| HN Mirror

Y	Hacker News new \| ask \| show \| jobs

by IanCal 2914 days ago

I mean all of the following in the best possible way:

Perhaps also worth looking at the screenshot in the blogpost.

You have in there:

---

Datastore

Storage

Filestore

---

So, datastore is not storage, nor is filestore. What is it storage storing if not data or files? Why are files not data? I have no idea what should go where.

> We know folks need to create, read and write large files with low latency. We also know that film studios and production shops are always looking to render movies and create CGI images faster and more efficiently. So alongside our LA region launch,

So I couldn't create, read or write before without low latency? I thought this was already a feature of your other products

> we’re pleased to enable these creative projects by bringing file storage capabilities to GCP for the first time with Cloud Filestore.

For the first time? I couldn't store files before?

I'm not trying to be an arse, but I really don't get from this what the key difference is from everything else you offer.

1 comments

derefr 2913 days ago

> What is it storage storing if not data or files?

Objects. Cloud Storage is the S3 competitor.

> Why are files not data?

“Data” as in rows in a database. Like Dynamo.

Everything on a computer is data. The thing you’ve got to understand is that the terms we use, “objects”, “files”, “data” — these don’t refer to types of data, but rather to access paradigms for data. The semantics of their storage, indexing, mutability, etc.

An object is a blob of data named by a key, that you can retrieve entirely, or overwrite entirely, and where usually you automatically get a version history of old versions that have been overwritten that you can retrieve, with a cutoff for automatic GC.

“Data” is a structured tuple that a database knows how to index into, and sort by the columns of. You insert rows, update columns of rows by a key, or delete rows by a key.

“Files” are seekable streams where you can index anywhere into a file by position and then read(2) or write(2) data at that position, and where other clients can see those updates as soon as you sync(2), without needing to close(2) the file first.

All could be used to implement the other (S3 is implemented in terms of Dynamo rows holding chunks of object data, for example.) But each access semantics has use-cases for which it is an impedance match or mismatch.

IanCal 2913 days ago

Thanks for the explanation, the file/object/data difference makes sense.

> An object is a blob of data named by a key, that you can retrieve entirely, or overwrite entirely, and where usually you automatically get a version history of old versions that have been overwritten that you can retrieve, with a cutoff for automatic GC.

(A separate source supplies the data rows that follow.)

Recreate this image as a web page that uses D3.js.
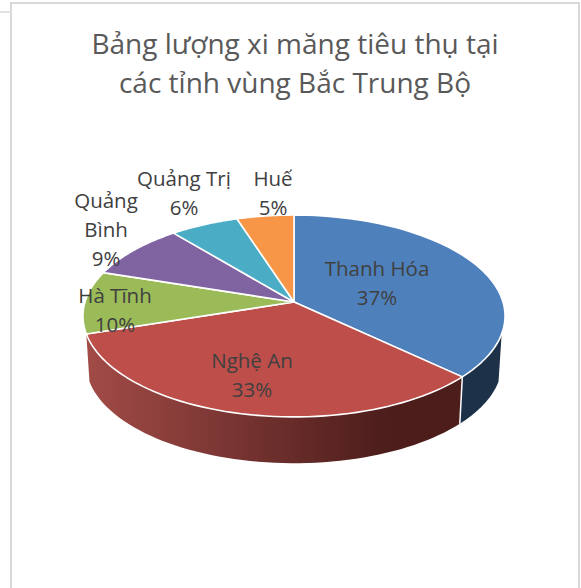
<!DOCTYPE html>
<html>
<head>
<meta charset="utf-8">
<script src="https://cdnjs.cloudflare.com/ajax/libs/d3/7.8.5/d3.min.js"></script>
<style>
html,body{margin:0;padding:0;background:#fff}
svg{display:block}
text{font-family:"Open Sans","Noto Sans",sans-serif}
</style>
</head>
<body>
<svg id="chart" width="581" height="588"></svg>
<script>
const titleLines = ["Bảng lượng xi măng tiêu thụ tại", "các tỉnh vùng Bắc Trung Bộ"];
const categories = ["Thanh Hóa", "Nghệ An", "Hà Tĩnh", "Quảng Bình", "Quảng Trị", "Huế"];
const shares = [37, 33, 10, 9, 6, 5];
const topColors = ["#4e80bb", "#bd4e4a", "#9bbb59", "#8064a2", "#4bacc6", "#f79646"];
const wallColors = [["#1d3249", "#1d3249"], ["#4c1d1b", "#a24b47"]];
const labelLines = [["Thanh Hóa"], ["Nghệ An"], ["Hà Tĩnh"], ["Quảng", "Bình"], ["Quảng Trị"], ["Huế"]];
const labelSpots = [[377, 276], [252, 368], [115, 303], [106, 208], [184, 186], [273, 186]];

const W = 581, H = 588;
const svg = d3.select("#chart");
const defs = svg.append("defs");

// Chart frame
const frame = svg.append("g").attr("fill", "none").attr("stroke", "#d9d9d9").attr("stroke-width", 2);
frame.append("path").attr("d", d3.line()([[11, H], [11, 3], [579, 3], [579, H]]));
frame.append("path").attr("d", d3.line()([[0, 12], [11, 12]])).attr("stroke-width", 1.5);

// Title
svg.append("g").selectAll("text").data(titleLines).join("text")
  .attr("x", 295).attr("y", (d, i) => 54 + i * 38.5)
  .attr("text-anchor", "middle").attr("font-size", 28).attr("fill", "#595959")
  .text(d => d);

// Tilted disc: a perspective projection of the unit circle
const cx = 294, cy = 302, A = 209, B = 99, persp = 0.1386, depth = 48;
const project = (a, drop = 0, k = 1) => {
  const u = Math.sin(a), v = -Math.cos(a), w = 1 - persp * v;
  return [cx + k * A * u / w, cy + drop + k * B * v / w];
};

const arcs = d3.pie().sort(null).value(d => d)(shares);
const samples = (a0, a1, drop, k) => d3.range(0, 61).map(i => project(a0 + (a1 - a0) * i / 60, drop, k));
const line = d3.line();

// Outer wall below the rim, only along the two front slices
const wallEnd = arcs[1].endAngle;
const wallStart = 2 * Math.PI - wallEnd;
arcs.slice(0, 2).forEach((d, i) => {
  const a0 = Math.max(d.startAngle, wallStart), a1 = Math.min(d.endAngle, wallEnd);
  const grad = defs.append("linearGradient").attr("id", "wall" + i)
    .attr("gradientUnits", "userSpaceOnUse")
    .attr("x1", project(a0)[0]).attr("x2", project(a1)[0]).attr("y1", 0).attr("y2", 0);
  grad.append("stop").attr("offset", 0).attr("stop-color", wallColors[i][0]);
  grad.append("stop").attr("offset", i === 1 ? 0.2 : 1).attr("stop-color", wallColors[i][0]);
  grad.append("stop").attr("offset", 1).attr("stop-color", wallColors[i][1]);
  const pts = samples(a0, a1, 0, 1).concat(samples(a1, a0, depth, 0.985));
  svg.append("path").attr("d", line(pts) + "Z").attr("fill", `url(#wall${i})`);
});

// White seam on the wall between the two front slices
const seam = arcs[0].endAngle;
svg.append("path").attr("d", line([project(seam), project(seam, depth, 0.985)]))
  .attr("stroke", "#fff").attr("stroke-width", 1.5);

// Slice tops
svg.append("g").selectAll("path").data(arcs).join("path")
  .attr("d", d => line([[cx, cy], ...samples(d.startAngle, d.endAngle, 0, 1)]) + "Z")
  .attr("fill", (d, i) => topColors[i])
  .attr("stroke", "#fff").attr("stroke-width", 1.6).attr("stroke-linejoin", "round");

// Data labels: name lines, then the share
const labels = svg.append("g").attr("fill", "#404040").attr("font-size", 20.5).attr("text-anchor", "middle");
categories.forEach((c, i) => {
  const [lx, ly] = labelSpots[i];
  [...labelLines[i], shares[i] + "%"].forEach((t, j) => {
    labels.append("text").attr("x", lx).attr("y", ly + j * 29).text(t);
  });
});
</script>
</body>
</html>
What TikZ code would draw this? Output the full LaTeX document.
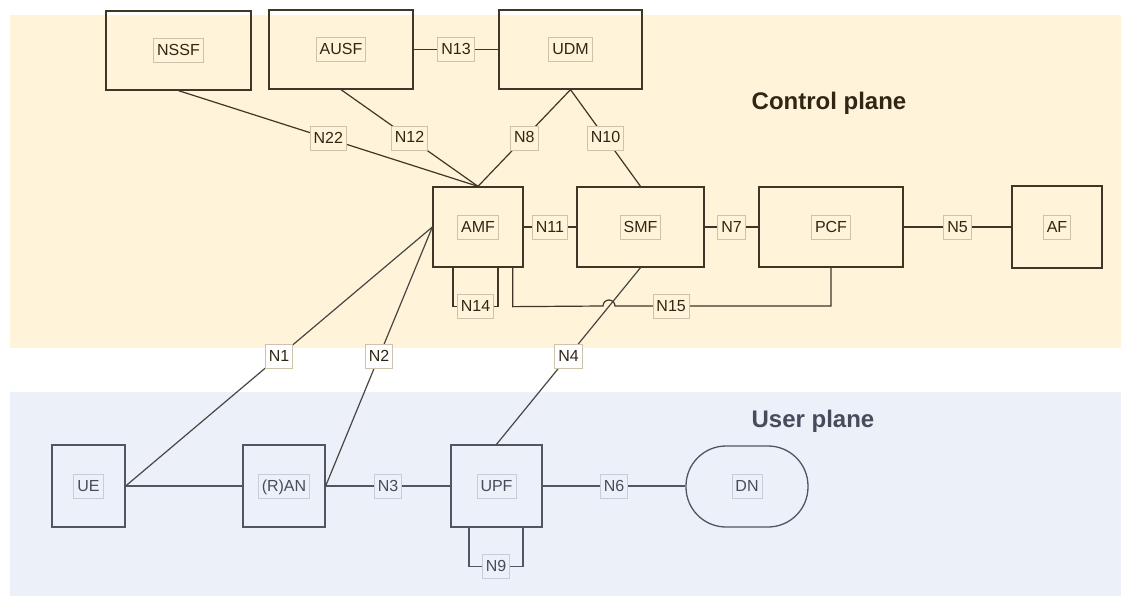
\documentclass[tikz,border=0pt]{standalone}
\usepackage{fontspec}
\setmainfont{Liberation Sans}
\usetikzlibrary{positioning}
\definecolor{cpbg}{RGB}{255,243,217}
\definecolor{upbg}{RGB}{236,240,249}
\definecolor{cpline}{RGB}{62,54,38}
\definecolor{upline}{RGB}{82,86,96}
\definecolor{xline}{RGB}{72,70,66}
\definecolor{cptag}{RGB}{205,195,172}
\definecolor{uptag}{RGB}{200,204,214}
\definecolor{cptext}{RGB}{48,38,20}
\definecolor{uptext}{RGB}{70,76,92}

\tikzset{
  nfc/.style={draw=cpline, line width=1.3pt, inner sep=0pt},
  nfu/.style={draw=upline, line width=1.3pt, inner sep=0pt},
  tagc/.style={draw=cptag, fill=cpbg, line width=0.9pt, inner xsep=3.5pt, inner ysep=5.5pt,
    text height=11.5pt, text depth=1.5pt, font=\fontsize{16}{16}\selectfont, text=cptext},
  tagu/.style={tagc, draw=uptag, fill=upbg, text=uptext},
  link/.style={draw=cpline, line width=1.2pt},
  ulink/.style={draw=upline, line width=1.2pt},
  xlink/.style={draw=xline, line width=1.2pt},
  plane/.style={font=\bfseries\fontsize{24}{24}\selectfont}
}

\begin{document}
\begin{tikzpicture}[x=1pt,y=-1pt]
		\useasboundingbox (0,0) rectangle (1121,596);
		\fill[cpbg] (10,15) rectangle (1121,348);
		\fill[upbg] (10,392) rectangle (1121,596);

		\node[plane, text=cptext] (cptitle) at (829,103) {Control plane};
		\node[plane, text=uptext] (uptitle) at (813,421) {User plane};

		% control plane
		\node[nfc, minimum width=145pt, minimum height=79pt, label={[tagc]center:NSSF}] (nssf) at (178.5,50.5) {};
		\node[nfc, minimum width=144pt, minimum height=79pt, label={[tagc]center:AUSF}] (ausf) at (341,49.5) {};
		\node[nfc, minimum width=143pt, minimum height=79pt, label={[tagc]center:UDM}] (udm) at (570.5,49.5) {};
		\node[nfc, minimum width=90pt, minimum height=80pt, label={[tagc]center:AMF}] (amf) at (478,227) {};
		\node[nfc, minimum width=127pt, minimum height=80pt, label={[tagc]center:SMF}] (smf) at (640.5,227) {};
		\node[nfc, minimum width=144pt, minimum height=80pt, label={[tagc]center:PCF}] (pcf) at (831,227) {};
		\node[nfc, minimum width=90pt, minimum height=82pt, label={[tagc]center:AF}] (af) at (1057,227) {};

		% user plane
		\node[nfu, minimum width=73pt, minimum height=82pt, label={[tagu]center:UE}] (ue) at (88.5,486) {};
		\node[nfu, minimum width=82pt, minimum height=82pt, label={[tagu]center:(R)AN}] (ran) at (284,486) {};
		\node[nfu, minimum width=91pt, minimum height=82pt, label={[tagu]center:UPF}] (upf) at (496.5,486) {};
		\node[nfu, rounded corners=40pt, minimum width=122pt, minimum height=81pt, label={[tagu]center:DN}] (dn) at (747,486.5) {};

		\draw[link] (nssf.south) -- node[tagc]{N22} (amf.north);
		\draw[link] (ausf.south) -- node[tagc]{N12} (amf.north);
		\draw[link] (udm.south) -- node[tagc]{N8} (amf.north);
		\draw[link] (udm.south) -- node[tagc]{N10} (smf.north);
		\draw[link] (ausf.east) -- node[tagc]{N13} (udm.west);
		\draw[link] (amf.east) -- node[tagc]{N11} (smf.west);
		\draw[link] (smf.east) -- node[tagc]{N7} (pcf.west);
		\draw[link] (pcf.east) -- node[tagc]{N5} (af.west);
		\draw[link] ([xshift=-25pt]amf.south) -- ++(0,39) -| node[tagc, pos=0.25]{N14} ([xshift=20pt]amf.south);
		\draw[link] ([xshift=-11pt]amf.south east) -- ++(0,39) -- (603,306)
			arc[start angle=180, end angle=0, radius=6pt]
			-- node[tagc, pos=0.26]{N15} (pcf.south |- 0,306) -- (pcf.south);

		\draw[xlink] (ue.east) -- node[tagc, fill=white]{N1} (amf.west);
		\draw[xlink] (ran.east) -- node[tagc, fill=white]{N2} (amf.west);
		\draw[xlink] (smf.south) -- node[tagc, fill=white]{N4} (upf.north);

		\draw[ulink] (ue.east) -- (ran.west);
		\draw[ulink] (ran.east) -- node[tagu]{N3} (upf.west);
		\draw[ulink] (upf.east) -- node[tagu]{N6} (upf.east -| dn.west);
		\draw[ulink] ([xshift=-27.5pt]upf.south) -- ++(0,39) -| node[tagu, pos=0.25]{N9} ([xshift=26.5pt]upf.south);
	\end{tikzpicture}
\end{document}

And yet they refer to the objects inside as "Files" and support seeking

https://cloud.google.com/appengine/docs/standard/python/goog...

https://stackoverflow.com/questions/14248333/google-cloud-st...

I know this is just bikeshedding about names and terms but it feels confused.

I think some of the confusion in the list is because of the mix of generic and product naming.

Data can be stored in datastore. But also in "spanner" or "bigtable", which are not parts of "datastore", or in "SQL" which is a language. Object can be stored in the object store called "storage" which is also within an entire category itself called "storage". So there's "Storage" which is a group of all these kinds of stores, and "Storage" which is a very specific type of store.